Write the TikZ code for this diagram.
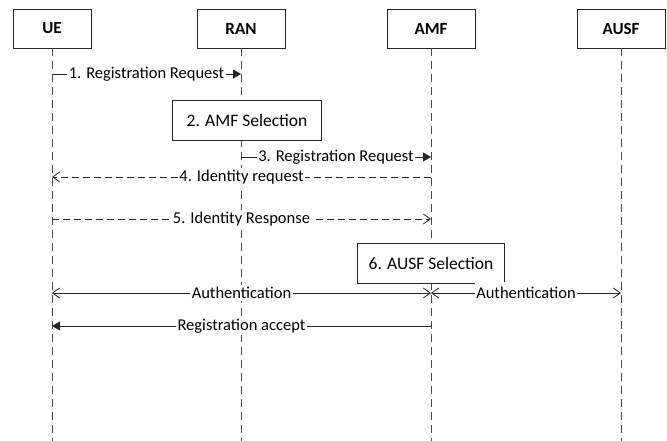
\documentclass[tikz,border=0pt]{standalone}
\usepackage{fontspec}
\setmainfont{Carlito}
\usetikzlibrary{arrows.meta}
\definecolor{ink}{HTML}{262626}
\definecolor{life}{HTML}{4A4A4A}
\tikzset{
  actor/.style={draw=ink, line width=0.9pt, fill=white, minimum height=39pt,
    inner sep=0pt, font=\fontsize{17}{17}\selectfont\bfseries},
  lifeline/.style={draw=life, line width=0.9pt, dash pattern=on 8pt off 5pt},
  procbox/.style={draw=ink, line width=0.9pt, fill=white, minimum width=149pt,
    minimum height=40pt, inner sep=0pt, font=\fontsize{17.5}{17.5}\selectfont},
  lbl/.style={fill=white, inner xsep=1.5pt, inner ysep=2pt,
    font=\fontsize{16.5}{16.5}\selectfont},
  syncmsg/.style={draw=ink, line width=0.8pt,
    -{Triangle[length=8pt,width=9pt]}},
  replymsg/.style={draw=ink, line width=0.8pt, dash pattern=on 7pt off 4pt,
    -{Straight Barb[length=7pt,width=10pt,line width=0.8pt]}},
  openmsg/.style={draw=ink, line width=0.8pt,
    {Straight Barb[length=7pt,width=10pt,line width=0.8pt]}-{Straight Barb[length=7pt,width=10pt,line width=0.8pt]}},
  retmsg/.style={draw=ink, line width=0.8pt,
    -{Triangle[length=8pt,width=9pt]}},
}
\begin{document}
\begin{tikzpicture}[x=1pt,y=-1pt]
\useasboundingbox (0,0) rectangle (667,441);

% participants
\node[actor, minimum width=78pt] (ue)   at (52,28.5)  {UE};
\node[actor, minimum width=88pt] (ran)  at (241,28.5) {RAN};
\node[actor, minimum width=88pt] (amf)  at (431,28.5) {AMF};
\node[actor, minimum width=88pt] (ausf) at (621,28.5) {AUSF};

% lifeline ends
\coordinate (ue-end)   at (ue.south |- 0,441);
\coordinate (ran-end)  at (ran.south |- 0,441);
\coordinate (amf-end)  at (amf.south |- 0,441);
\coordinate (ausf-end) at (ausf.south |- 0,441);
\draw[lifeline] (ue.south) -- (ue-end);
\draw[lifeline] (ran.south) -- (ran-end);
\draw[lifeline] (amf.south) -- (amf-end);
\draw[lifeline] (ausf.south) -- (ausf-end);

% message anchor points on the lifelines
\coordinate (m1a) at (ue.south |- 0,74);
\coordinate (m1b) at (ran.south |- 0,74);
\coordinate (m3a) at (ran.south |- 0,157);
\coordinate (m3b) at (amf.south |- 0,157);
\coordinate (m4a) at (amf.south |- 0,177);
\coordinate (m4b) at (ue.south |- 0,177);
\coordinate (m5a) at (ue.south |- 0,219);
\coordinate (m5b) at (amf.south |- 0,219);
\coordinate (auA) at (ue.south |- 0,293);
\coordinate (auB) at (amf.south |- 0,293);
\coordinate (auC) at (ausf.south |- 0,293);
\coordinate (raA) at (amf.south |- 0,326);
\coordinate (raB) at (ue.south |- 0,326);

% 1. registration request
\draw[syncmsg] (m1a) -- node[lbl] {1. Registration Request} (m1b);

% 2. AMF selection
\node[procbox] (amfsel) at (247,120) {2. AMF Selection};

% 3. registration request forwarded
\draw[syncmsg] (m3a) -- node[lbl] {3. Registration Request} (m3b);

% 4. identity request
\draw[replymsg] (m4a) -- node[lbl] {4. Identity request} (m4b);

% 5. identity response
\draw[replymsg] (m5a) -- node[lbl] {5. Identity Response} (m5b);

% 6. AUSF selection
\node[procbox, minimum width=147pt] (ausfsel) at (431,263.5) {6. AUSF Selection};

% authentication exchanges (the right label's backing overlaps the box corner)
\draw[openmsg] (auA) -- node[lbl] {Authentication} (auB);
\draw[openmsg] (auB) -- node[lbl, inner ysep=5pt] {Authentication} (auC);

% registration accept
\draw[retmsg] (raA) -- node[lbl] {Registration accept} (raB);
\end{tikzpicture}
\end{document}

************

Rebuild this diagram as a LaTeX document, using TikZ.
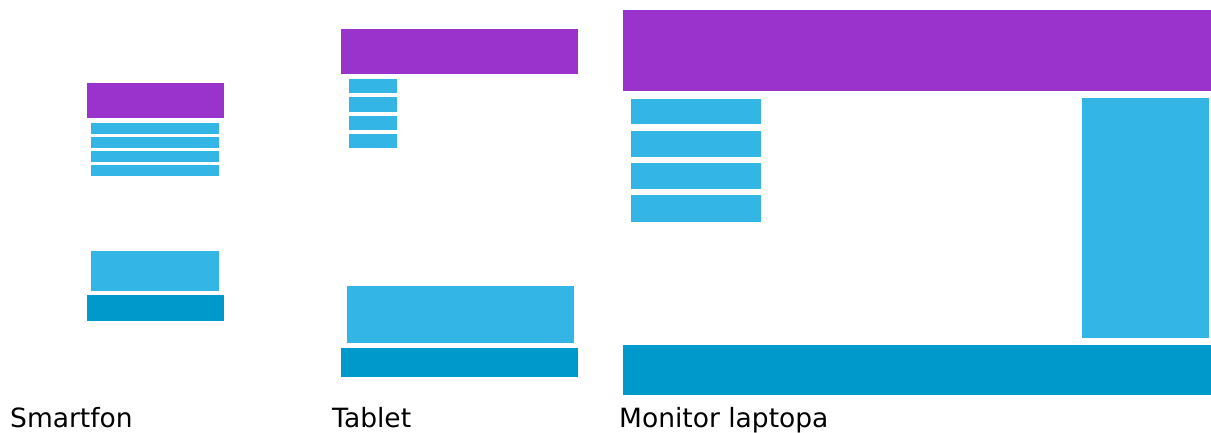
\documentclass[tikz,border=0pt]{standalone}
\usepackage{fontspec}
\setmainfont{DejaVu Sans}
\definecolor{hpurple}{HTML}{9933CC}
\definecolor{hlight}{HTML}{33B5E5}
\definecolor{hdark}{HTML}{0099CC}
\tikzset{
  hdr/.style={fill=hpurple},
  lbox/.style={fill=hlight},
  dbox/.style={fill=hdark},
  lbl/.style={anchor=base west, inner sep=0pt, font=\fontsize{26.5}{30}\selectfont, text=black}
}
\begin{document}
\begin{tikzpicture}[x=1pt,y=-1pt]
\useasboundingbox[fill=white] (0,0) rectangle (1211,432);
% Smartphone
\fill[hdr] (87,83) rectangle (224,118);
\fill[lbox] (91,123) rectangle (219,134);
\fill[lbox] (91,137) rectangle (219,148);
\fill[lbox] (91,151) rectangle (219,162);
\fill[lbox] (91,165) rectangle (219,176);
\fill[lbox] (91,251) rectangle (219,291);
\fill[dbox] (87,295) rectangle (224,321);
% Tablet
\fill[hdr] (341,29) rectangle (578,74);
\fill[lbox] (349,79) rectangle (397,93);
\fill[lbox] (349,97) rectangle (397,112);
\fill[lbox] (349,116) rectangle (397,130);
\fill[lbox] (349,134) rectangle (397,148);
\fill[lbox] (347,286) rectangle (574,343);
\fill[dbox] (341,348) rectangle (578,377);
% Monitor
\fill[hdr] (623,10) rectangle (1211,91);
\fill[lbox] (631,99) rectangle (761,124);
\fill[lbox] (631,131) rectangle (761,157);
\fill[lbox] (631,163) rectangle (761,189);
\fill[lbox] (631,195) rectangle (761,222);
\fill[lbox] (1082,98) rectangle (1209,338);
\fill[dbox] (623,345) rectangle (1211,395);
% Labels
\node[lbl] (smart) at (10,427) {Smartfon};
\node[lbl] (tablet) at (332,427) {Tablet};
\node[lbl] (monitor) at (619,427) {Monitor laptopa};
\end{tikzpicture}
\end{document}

************

Leave the pictures out and copy exactly the lines from the one with "Write the TikZ code for this diagram." to the one with "minimum width=88pt] (ausf)", both included.

Write the TikZ code for this diagram.
\documentclass[tikz,border=0pt]{standalone}
\usepackage{fontspec}
\setmainfont{Carlito}
\usetikzlibrary{arrows.meta}
\definecolor{ink}{HTML}{262626}
\definecolor{life}{HTML}{4A4A4A}
\tikzset{
  actor/.style={draw=ink, line width=0.9pt, fill=white, minimum height=39pt,
    inner sep=0pt, font=\fontsize{17}{17}\selectfont\bfseries},
  lifeline/.style={draw=life, line width=0.9pt, dash pattern=on 8pt off 5pt},
  procbox/.style={draw=ink, line width=0.9pt, fill=white, minimum width=149pt,
    minimum height=40pt, inner sep=0pt, font=\fontsize{17.5}{17.5}\selectfont},
  lbl/.style={fill=white, inner xsep=1.5pt, inner ysep=2pt,
    font=\fontsize{16.5}{16.5}\selectfont},
  syncmsg/.style={draw=ink, line width=0.8pt,
    -{Triangle[length=8pt,width=9pt]}},
  replymsg/.style={draw=ink, line width=0.8pt, dash pattern=on 7pt off 4pt,
    -{Straight Barb[length=7pt,width=10pt,line width=0.8pt]}},
  openmsg/.style={draw=ink, line width=0.8pt,
    {Straight Barb[length=7pt,width=10pt,line width=0.8pt]}-{Straight Barb[length=7pt,width=10pt,line width=0.8pt]}},
  retmsg/.style={draw=ink, line width=0.8pt,
    -{Triangle[length=8pt,width=9pt]}},
}
\begin{document}
\begin{tikzpicture}[x=1pt,y=-1pt]
\useasboundingbox (0,0) rectangle (667,441);

% participants
\node[actor, minimum width=78pt] (ue)   at (52,28.5)  {UE};
\node[actor, minimum width=88pt] (ran)  at (241,28.5) {RAN};
\node[actor, minimum width=88pt] (amf)  at (431,28.5) {AMF};
\node[actor, minimum width=88pt] (ausf) at (621,28.5) {AUSF};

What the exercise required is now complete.